The six narrations that punctuate the oratorio weave a complex tapestry that combines Orthodox theology with the diachronic quest for truth and light in Greek thought, from philosophy (especially Plato, who through neo-Platonism especially has had a strong impact on Orthodox theology, but also Heraclitus and Anaxagoras), to ancient drama (with extensive references to Euripides’ Hippolytus), and poetry (from Homer to Odysseas Elytis).

‘Dialogue’ of Byzantine Music with modern audiences

In an exclusive interview with To Vima, Katsigiannis speaks of the spiritual underpinnings of the works that comprise the Great Hours, including “Siopis Topos” (Place of Silence), and how modern audiences can connect with the wealth of the  heritage of Byzantine music and Orthodox theology.

“Often I wonder whether in the end such a composition can touch and enter into a dialogue with society. My experience with the first cycle of the Great Hours, entitled «Siopis Topos» (Place of Silence), brought me optimistic feedback. There were people of different generations and ages that were moved, and understood the musical climate and my internal need to express myself through the art that I serve on a matter that is so personal for each person individually, but also for the composer,” Katsigiannis said.

The ‘high art’ of Byzantine music, the diachronic Greek musical tradition

“Byzantine music is a high art, an art that it closely intertwined with the culture of our people. It is an art that combines the East with our religion and tradition,” Katsigiannis said.

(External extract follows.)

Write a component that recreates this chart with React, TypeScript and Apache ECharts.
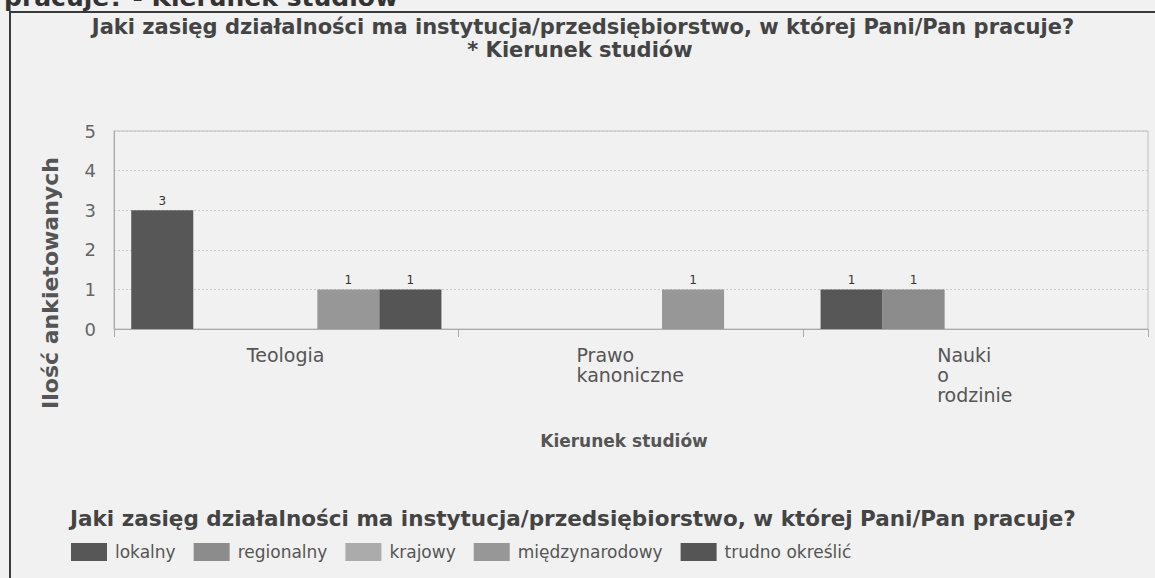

“I was lucky because I grew up in a home where we heard all sorts of music, and I learned to respect each genre and to love the tradition of our people. Hence, just as I studied and continue to study the other types of music of our people, of our national music, so, too, I studied Byzantine music, and had the good fortune to have great teachers, such as Manolis Hatzimarkos and Manolis Meletis. If you listen carefully to my music, you will always find such elements even in my compositions that are the most Western in style.”

‘Feelings of joy’ at Herodes Atticus theatre

In tonight’s concert, Katsigiannis aim was for the audience to sense a spiritual fullness. Judging by the fact that it brought the house down, that objective was achieved.

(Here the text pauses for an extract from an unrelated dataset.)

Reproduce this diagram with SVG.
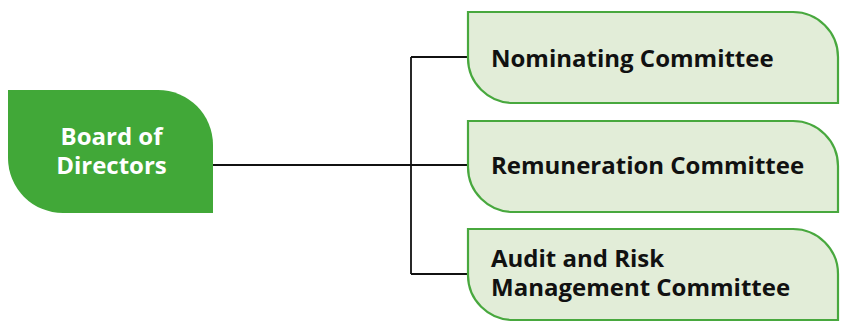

“I want them to be filled with feelings of joy, not in the sense of the joy of entertainment, but with the fullness that music creates. I want them to pay attention to the words, and for each person to travel, so that the small moments of a concert can be transformed into the Great Hours of something new, that will be born inside them,” he said.

Renowned Greek  singers Glykeria and Dimitris Basis (photo), along with famed American actor, musician and author Jonathan Jackson (who has converted to Eastern Orthodoxy), sang in the concert.

Celebrated Greek actor Nikitas Tsakiroglou, offered a stunning rendition of the six narrations.

The three choruses that participated were: “Chorus Vivendi” with maestro Ioannis Vryzakis, the “Melodoi” chorus of Nea Smyrni under maestro Georgios Ziakas, and the University of Thessaly Chorus under the direction of maestro Nikos Chiotoglou.

Katsigiannis is preparing to take “Megales Ores” on tour to Cyprus, the US, and Central Europe.